I generally speak these words of prayer aloud with my hands on my heart, a gesture that both softens and grounds me. I ask for continued guidance and support so that I may walk my path with the qualities of heart that I strive to embody, and so another part of my prayer is a daily repetition of my personal Sankalpa or deep commitment. To me, a sankalpa is a personal vow, made at the level of the heart. It speaks to my Aim and my Intention. It is what anchors me and what I always come back to as the root inspiration for all that I do. I think we must have some kind of root intention or desire to guide us on our path of practice, and I believe it must be positive, something that acknowledges the qualities we wish to nourish & enliven in our lives – rather than something we want to change or fix.
I do not pray because I want to become a “more spiritual person”, I do not practice yoga because I want to “become fit”, I do not meditate because I want to “reduce stress”. All of these phrases somehow imply that I am less than. They imply that I am not spiritual enough, fit enough, or calm enough and that my practices will somehow “fix” these problems. This is not how I want to approach practice, this is not the relationship to practice I want to cultivate in my life. Rather I pray because it helps me to tap into the qualities of humility & wonder. I practice yoga because it supports me in cultivating a quality of Wholeness & Integration, and I practice meditation because it strengthens the qualities of awareness, sensitivity, compassion, & curiosity in my life, all qualities I want to continually expand. When I remind myself of this each and every day then it becomes less about what I do (in practice and in life), but how and shy I am doing it, which changes everything. Adding the ritual of a daily prayer that includes an honouring of my own relationship to the divine, and a statement of my own deep intent helps me to navigate my life with greater clarity and conviction. Prayer was the missing piece for me, and has now become one of my non-negotiable daily rituals without which I am much more likely to act in ways that are not sourced from the center of my being. And that is not how I want to live.

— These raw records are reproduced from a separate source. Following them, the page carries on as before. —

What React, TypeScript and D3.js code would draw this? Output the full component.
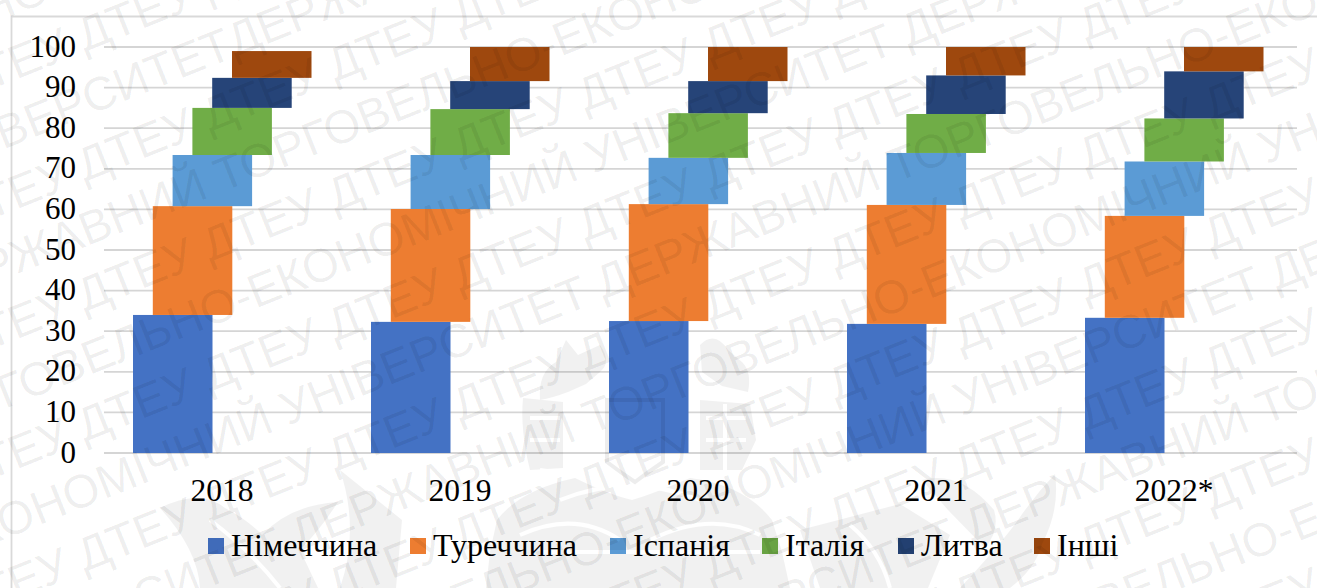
import React from "react";
import * as d3 from "d3";

const years = ["2018", "2019", "2020", "2021", "2022*"];
const countries = ["Німеччина", "Туреччина", "Іспанія", "Італія", "Литва", "Інші"];
const colors = ["#4472c4", "#ed7d31", "#5b9bd5", "#70ad47", "#264478", "#9e480e"];

const germany = [34, 32.3, 32.5, 31.8, 33.3];
const turkey = [26.8, 27.8, 28.8, 29.3, 25.1];
const spain = [12.6, 13.3, 11.4, 12.8, 13.4];
const italy = [11.6, 11.3, 11, 9.6, 10.6];
const lithuania = [7.4, 6.9, 7.9, 9.5, 11.6];
const others = [6.6, 8.4, 8.4, 7, 6];
const seriesValues = [germany, turkey, spain, italy, lithuania, others];

const yTicks = d3.range(0, 101, 10);

const longLine = "ДЕРЖАВНИЙ ТОРГОВЕЛЬНО-ЕКОНОМІЧНИЙ УНІВЕРСИТЕТ ";
const shortLine = "ДТЕУ ";

// Diagonal stamp: rows alternate between the full name and the abbreviation.
const stampAngle = -21.8;
const stampPitch = 130;
const longRows = d3.range(-1, 11).map((j) => ({ c: 151 + j * stampPitch, startX: 235 - 305 * j }));
const shortRows = d3.range(-1, 11).map((j) => ({ c: 216 + j * stampPitch, startX: 85 }));

// Silhouette pieces of the university emblem
const emblemShapes = [
  // castle above the book
  "M540 400 Q538 372 556 362 L566 340 L578 355 L600 345 Q612 362 600 372 L586 384 L568 392 Q552 398 540 400Z",
  "M700 345 Q715 330 728 350 L742 362 Q752 372 748 392 L722 386 L702 372Z",
  // side columns
  "M523 398 L563 402 L563 468 L530 470 Q520 430 523 398Z",
  "M700 400 L750 404 L756 440 L742 470 L700 470Z",
  // open book and the mass beneath it
  "M497 520 Q520 490 575 478 Q610 495 632 500 Q650 495 690 478 Q745 485 772 520 L782 552 L790 588 L486 588 L490 552Z",
  // left bird and branch
  "M160 508 Q200 488 225 508 Q248 520 262 535 Q290 505 338 502 Q320 530 300 550 L318 588 L200 588 Q198 550 160 508Z",
  "M340 470 L402 520 L396 588 L340 588 Q360 530 340 470Z",
  // right fan and wing
  "M922 480 Q960 470 994 510 Q1000 530 985 548 L948 510Z",
  "M1055 474 Q1060 510 1042 544 Q1036 568 1010 588 L960 588 Q1000 545 1018 520 Q1035 495 1055 474Z",
  "M800 530 L900 504 L950 535 L928 588 L820 588Z",
];
// Pale strokes cut back into the silhouette
const emblemCuts = [
  "M560 500 Q630 472 700 500",
  "M520 535 Q575 510 620 540",
  "M650 540 Q710 510 760 535",
  "M540 470 L610 480",
  "M540 552 H760",
  "M530 418 H560",
  "M530 440 H560",
  "M706 418 H746",
  "M706 440 H746",
  "M725 404 V470",
  "M210 520 Q250 550 280 588",
  "M850 525 Q880 550 890 588",
];
const shieldPath = "M607 400 H663 V462 Q648 472 635 482 Q620 472 607 462Z";

const W = 1317;
const H = 588;
const serif = "'Liberation Serif', serif";

export default function App() {
  const y = d3.scaleLinear().domain([0, 100]).range([453, 47]);
  const x = d3.scaleBand().domain(years).range([104, 1294]);
  const barW = 79.5;
  const stepX = 19.8;
  const firstOffset = 29;

  const rows = years.map((yr, i) => {
    const r: Record<string, number | string> = { yr };
    countries.forEach((c, k) => (r[c] = seriesValues[k][i]));
    return r;
  });
  const stacked = d3.stack<any>().keys(countries)(rows);

  const legendX = [208, 410, 610, 762, 898, 1034];
  const cosA = Math.cos((stampAngle * Math.PI) / 180);

  return (
    <svg
      width={W}
      height={H}
      viewBox={`0 0 ${W} ${H}`}
      style={{ position: "fixed", left: 0, top: 0, background: "#fff" }}
    >
      <path d={`M11.5 ${H}V16.5H${W}`} fill="none" stroke="#d9d9d9" strokeWidth={1.8} />

      {yTicks.map((t) => (
        <line key={t} x1={104} x2={1297} y1={y(t)} y2={y(t)} stroke="#d5d5d5" strokeWidth={1.8} />
      ))}
      {yTicks.map((t) => (
        <text key={t} x={76} y={y(t) + 9.5} textAnchor="end" fontFamily={serif} fontSize={31} fill="#000">
          {t}
        </text>
      ))}

      {stacked.map((s, k) =>
        s.map((d, i) => (
          <rect
            key={`${k}-${i}`}
            x={(x(years[i]) as number) + firstOffset + k * stepX}
            y={y(d[1])}
            width={barW}
            height={y(d[0]) - y(d[1])}
            fill={colors[k]}
          />
        ))
      )}

      {years.map((yr) => (
        <text
          key={yr}
          x={(x(yr) as number) + 118}
          y={501}
          textAnchor="middle"
          fontFamily={serif}
          fontSize={31.5}
          fill="#000"
        >
          {yr}
        </text>
      ))}

      {countries.map((c, k) => (
        <g key={c}>
          <rect x={legendX[k]} y={538} width={16} height={16} fill={colors[k]} />
          <text x={legendX[k] + 23} y={556} fontFamily={serif} fontSize={32} fill="#000">
            {c}
          </text>
        </g>
      ))}

      <mask id="emblem-mask" maskUnits="userSpaceOnUse" x={0} y={0} width={W} height={H}>
        <g fill="#fff">
          {emblemShapes.map((d) => (
            <path key={d} d={d} />
          ))}
        </g>
        <g fill="none" stroke="#000" strokeWidth={4}>
          {emblemCuts.map((d) => (
            <path key={d} d={d} />
          ))}
        </g>
      </mask>
      <g pointerEvents="none">
        <rect x={0} y={0} width={W} height={H} fill="#000" fillOpacity={0.055} mask="url(#emblem-mask)" />
        <path d={shieldPath} fill="none" stroke="#000" strokeOpacity={0.07} strokeWidth={4} />
      </g>

      <g
        fontFamily="'Liberation Sans', sans-serif"
        fontSize={47}
        fill="#000"
        fillOpacity={0.07}
        pointerEvents="none"
      >
        {longRows.map((r) => (
          <text
            key={r.c}
            transform={`translate(0 ${r.c}) rotate(${stampAngle})`}
            x={r.startX / cosA}
          >
            {longLine.repeat(3)}
          </text>
        ))}
        {longRows.map((r) => (
          <text
            key={`prev-${r.c}`}
            transform={`translate(0 ${r.c}) rotate(${stampAngle})`}
            textAnchor="end"
            x={r.startX / cosA}
          >
            {longLine.repeat(3)}
          </text>
        ))}
        {shortRows.map((r) => (
          <text
            key={r.c}
            transform={`translate(0 ${r.c}) rotate(${stampAngle})`}
            x={r.startX / cosA - 135}
          >
            {shortLine.repeat(14)}
          </text>
        ))}
      </g>
    </svg>
  );
}
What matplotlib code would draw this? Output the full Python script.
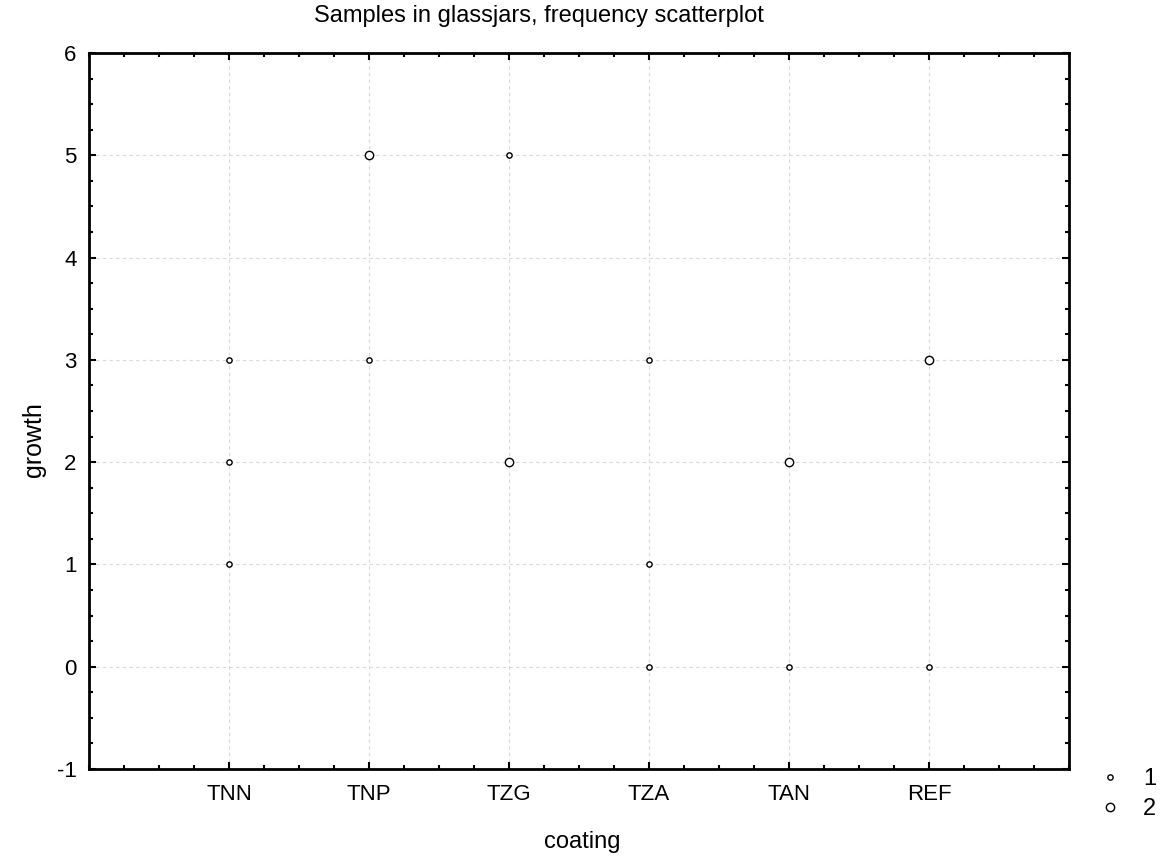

If you too want to explore bringing the ritual of prayer into your personal practices I suggest the following
- Give yourself permission to explore various types of prayer, be curious
- Investigate the prayers you were raised with and mine them for the words and phrases that have the most potency, make them yours
- Acknowledge the ways in which you already have a relationship to prayer in its many forms and use that to help shape your practice going forward
- Take some time to do some free writing about your relationship to prayer and all that it represents, let yourself speak without censorship and listen to what comes up
- Trust yourself and allow your practice to be natural, organic, and easy, let go the idea you must approach prayer in a stiff and formal way
- Cultivate a sense of pleasure and intimacy in regards to personal prayer and you may discover a practice that will support you in the most wonderful ways imaginable
I hope you found this article helpful or inspiring in some way and that your practices may be enriched as a result. From my heart to yours always.